Write out nothing but the lines from the first line of the entries below through the line with "(0,0) rectangle (654,437);"; no pictures go in.

┌────────

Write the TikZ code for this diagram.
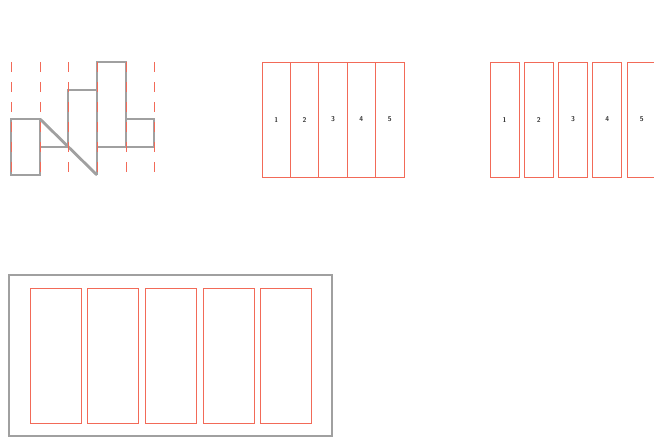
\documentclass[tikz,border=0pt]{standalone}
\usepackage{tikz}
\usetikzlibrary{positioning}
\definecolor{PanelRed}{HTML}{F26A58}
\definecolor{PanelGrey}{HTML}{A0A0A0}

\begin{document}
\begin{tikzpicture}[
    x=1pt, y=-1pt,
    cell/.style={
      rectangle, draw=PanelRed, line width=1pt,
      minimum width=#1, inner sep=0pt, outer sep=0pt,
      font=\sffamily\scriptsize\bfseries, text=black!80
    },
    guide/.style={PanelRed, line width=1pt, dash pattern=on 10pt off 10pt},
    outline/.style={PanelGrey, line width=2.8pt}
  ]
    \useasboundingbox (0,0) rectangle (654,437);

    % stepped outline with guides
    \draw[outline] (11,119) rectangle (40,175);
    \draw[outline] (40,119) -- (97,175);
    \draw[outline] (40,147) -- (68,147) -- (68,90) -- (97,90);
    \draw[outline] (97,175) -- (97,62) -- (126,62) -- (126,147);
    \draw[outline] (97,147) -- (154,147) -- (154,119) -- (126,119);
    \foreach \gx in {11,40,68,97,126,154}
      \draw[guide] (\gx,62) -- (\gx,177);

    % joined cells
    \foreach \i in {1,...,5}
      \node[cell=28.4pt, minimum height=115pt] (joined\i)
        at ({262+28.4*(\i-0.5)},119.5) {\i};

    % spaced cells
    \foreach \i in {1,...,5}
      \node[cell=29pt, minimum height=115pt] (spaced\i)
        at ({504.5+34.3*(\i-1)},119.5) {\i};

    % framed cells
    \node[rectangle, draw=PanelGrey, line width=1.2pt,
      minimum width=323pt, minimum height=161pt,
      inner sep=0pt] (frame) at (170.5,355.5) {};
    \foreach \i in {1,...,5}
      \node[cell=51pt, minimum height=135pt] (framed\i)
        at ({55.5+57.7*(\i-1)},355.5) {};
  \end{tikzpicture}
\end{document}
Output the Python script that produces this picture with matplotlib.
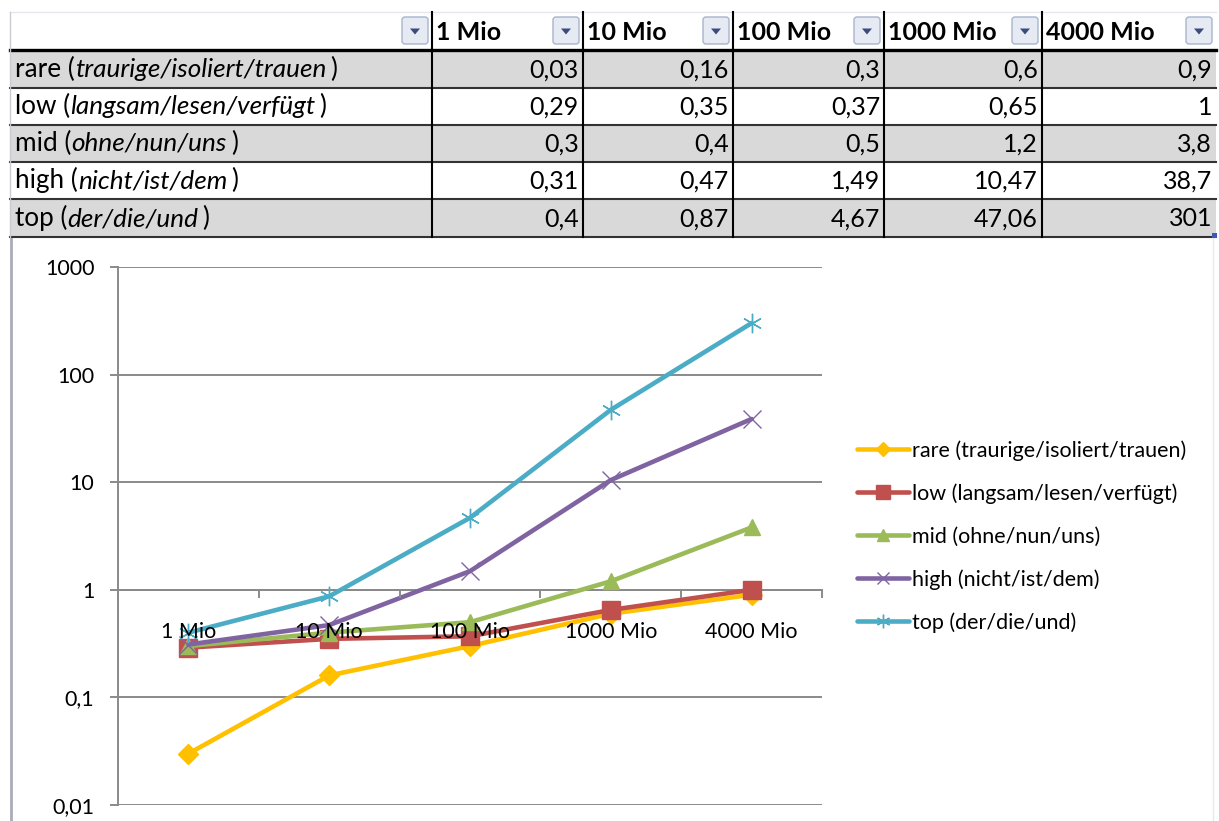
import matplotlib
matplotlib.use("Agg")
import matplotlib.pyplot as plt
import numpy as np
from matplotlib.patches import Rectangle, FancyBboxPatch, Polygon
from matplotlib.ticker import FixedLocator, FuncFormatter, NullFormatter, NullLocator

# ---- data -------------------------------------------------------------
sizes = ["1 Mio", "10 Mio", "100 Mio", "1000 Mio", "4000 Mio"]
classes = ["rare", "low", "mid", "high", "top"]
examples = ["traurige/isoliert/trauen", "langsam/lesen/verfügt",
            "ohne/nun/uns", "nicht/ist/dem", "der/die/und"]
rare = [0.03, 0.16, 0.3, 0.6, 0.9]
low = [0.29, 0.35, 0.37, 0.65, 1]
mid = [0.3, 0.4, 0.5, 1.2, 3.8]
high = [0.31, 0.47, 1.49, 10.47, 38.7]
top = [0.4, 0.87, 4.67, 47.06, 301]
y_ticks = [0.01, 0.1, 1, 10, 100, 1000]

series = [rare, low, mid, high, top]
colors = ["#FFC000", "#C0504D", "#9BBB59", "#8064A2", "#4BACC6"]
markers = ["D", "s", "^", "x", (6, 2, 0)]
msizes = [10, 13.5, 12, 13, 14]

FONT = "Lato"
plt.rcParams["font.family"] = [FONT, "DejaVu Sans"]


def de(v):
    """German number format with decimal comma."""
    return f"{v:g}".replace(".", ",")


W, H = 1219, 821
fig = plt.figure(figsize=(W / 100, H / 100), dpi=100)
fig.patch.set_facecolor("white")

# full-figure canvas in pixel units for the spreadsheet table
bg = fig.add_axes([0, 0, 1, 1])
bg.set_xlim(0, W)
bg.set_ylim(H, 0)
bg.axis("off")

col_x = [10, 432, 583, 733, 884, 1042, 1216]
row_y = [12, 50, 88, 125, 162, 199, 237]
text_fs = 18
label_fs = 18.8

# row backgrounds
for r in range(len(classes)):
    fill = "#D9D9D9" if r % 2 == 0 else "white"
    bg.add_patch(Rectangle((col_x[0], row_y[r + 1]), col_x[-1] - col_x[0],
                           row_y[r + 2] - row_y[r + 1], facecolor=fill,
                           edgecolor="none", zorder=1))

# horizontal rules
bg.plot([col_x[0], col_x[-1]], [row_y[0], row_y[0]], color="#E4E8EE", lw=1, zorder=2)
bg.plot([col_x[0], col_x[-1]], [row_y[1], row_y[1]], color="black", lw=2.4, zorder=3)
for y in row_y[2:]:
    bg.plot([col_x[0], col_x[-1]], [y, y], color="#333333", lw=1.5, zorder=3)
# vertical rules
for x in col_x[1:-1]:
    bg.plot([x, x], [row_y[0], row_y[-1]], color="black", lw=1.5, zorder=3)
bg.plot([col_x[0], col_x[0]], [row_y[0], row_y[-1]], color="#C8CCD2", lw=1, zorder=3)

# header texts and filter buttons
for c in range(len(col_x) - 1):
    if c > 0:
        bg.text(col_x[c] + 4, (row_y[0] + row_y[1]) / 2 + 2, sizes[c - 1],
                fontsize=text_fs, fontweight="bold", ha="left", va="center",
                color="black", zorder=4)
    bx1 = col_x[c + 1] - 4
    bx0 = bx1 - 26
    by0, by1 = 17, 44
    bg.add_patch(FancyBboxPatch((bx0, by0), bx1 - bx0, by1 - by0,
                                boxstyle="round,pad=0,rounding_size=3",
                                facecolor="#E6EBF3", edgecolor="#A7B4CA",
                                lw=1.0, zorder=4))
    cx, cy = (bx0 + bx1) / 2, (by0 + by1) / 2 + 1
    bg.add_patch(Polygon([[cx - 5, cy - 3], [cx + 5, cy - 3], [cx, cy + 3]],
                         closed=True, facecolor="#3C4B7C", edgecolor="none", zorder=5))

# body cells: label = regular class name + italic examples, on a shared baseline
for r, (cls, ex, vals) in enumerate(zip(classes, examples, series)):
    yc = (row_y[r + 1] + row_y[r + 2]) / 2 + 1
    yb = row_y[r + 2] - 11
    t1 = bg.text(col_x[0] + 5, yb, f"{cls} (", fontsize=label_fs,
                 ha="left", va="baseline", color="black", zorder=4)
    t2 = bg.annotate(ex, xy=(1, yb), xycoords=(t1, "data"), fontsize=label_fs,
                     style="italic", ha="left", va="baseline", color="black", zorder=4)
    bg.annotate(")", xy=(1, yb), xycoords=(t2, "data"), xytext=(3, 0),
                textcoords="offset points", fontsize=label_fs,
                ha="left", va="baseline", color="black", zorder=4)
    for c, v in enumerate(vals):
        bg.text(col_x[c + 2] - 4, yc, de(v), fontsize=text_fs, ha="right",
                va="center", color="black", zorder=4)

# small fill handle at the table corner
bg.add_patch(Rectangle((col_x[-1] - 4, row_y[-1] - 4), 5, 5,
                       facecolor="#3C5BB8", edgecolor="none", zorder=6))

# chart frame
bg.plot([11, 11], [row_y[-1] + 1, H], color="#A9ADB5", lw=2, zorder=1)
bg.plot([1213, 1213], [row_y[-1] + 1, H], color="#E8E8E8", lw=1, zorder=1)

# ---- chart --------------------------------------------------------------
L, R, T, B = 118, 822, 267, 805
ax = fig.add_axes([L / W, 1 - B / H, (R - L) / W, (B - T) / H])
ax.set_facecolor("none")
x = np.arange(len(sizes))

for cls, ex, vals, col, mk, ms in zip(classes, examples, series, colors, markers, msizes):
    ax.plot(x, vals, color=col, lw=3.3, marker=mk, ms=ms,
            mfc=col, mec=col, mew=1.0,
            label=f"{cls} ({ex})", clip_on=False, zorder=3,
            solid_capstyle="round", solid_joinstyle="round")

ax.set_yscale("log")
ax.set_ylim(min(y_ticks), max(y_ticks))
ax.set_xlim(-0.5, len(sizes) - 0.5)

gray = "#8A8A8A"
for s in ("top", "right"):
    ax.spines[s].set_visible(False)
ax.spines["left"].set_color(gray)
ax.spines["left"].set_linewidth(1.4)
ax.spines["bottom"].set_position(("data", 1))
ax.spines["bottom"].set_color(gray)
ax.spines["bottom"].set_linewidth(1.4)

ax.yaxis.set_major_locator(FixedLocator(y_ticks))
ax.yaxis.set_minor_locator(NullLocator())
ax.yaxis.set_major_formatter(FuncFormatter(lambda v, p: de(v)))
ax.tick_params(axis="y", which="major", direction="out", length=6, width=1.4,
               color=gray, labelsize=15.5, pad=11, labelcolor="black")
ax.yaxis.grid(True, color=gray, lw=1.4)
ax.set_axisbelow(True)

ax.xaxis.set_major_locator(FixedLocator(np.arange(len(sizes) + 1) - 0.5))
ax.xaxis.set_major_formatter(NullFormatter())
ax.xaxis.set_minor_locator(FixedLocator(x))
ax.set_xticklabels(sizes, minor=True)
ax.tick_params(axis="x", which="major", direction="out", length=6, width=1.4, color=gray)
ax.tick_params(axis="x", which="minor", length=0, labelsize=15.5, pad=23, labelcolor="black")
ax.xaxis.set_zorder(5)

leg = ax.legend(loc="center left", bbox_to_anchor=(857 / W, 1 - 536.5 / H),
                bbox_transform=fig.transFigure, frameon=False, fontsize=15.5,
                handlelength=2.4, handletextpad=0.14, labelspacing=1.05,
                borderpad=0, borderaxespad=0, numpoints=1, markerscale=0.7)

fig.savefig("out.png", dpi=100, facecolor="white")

└────────

* [Problem solution]:
Write the TikZ code for this diagram.
\documentclass[tikz,border=0pt]{standalone}
\usepackage{tikz}
\usetikzlibrary{positioning}
\definecolor{PanelRed}{HTML}{F26A58}
\definecolor{PanelGrey}{HTML}{A0A0A0}

\begin{document}
\begin{tikzpicture}[
    x=1pt, y=-1pt,
    cell/.style={
      rectangle, draw=PanelRed, line width=1pt,
      minimum width=#1, inner sep=0pt, outer sep=0pt,
      font=\sffamily\scriptsize\bfseries, text=black!80
    },
    guide/.style={PanelRed, line width=1pt, dash pattern=on 10pt off 10pt},
    outline/.style={PanelGrey, line width=2.8pt}
  ]
    \useasboundingbox (0,0) rectangle (654,437);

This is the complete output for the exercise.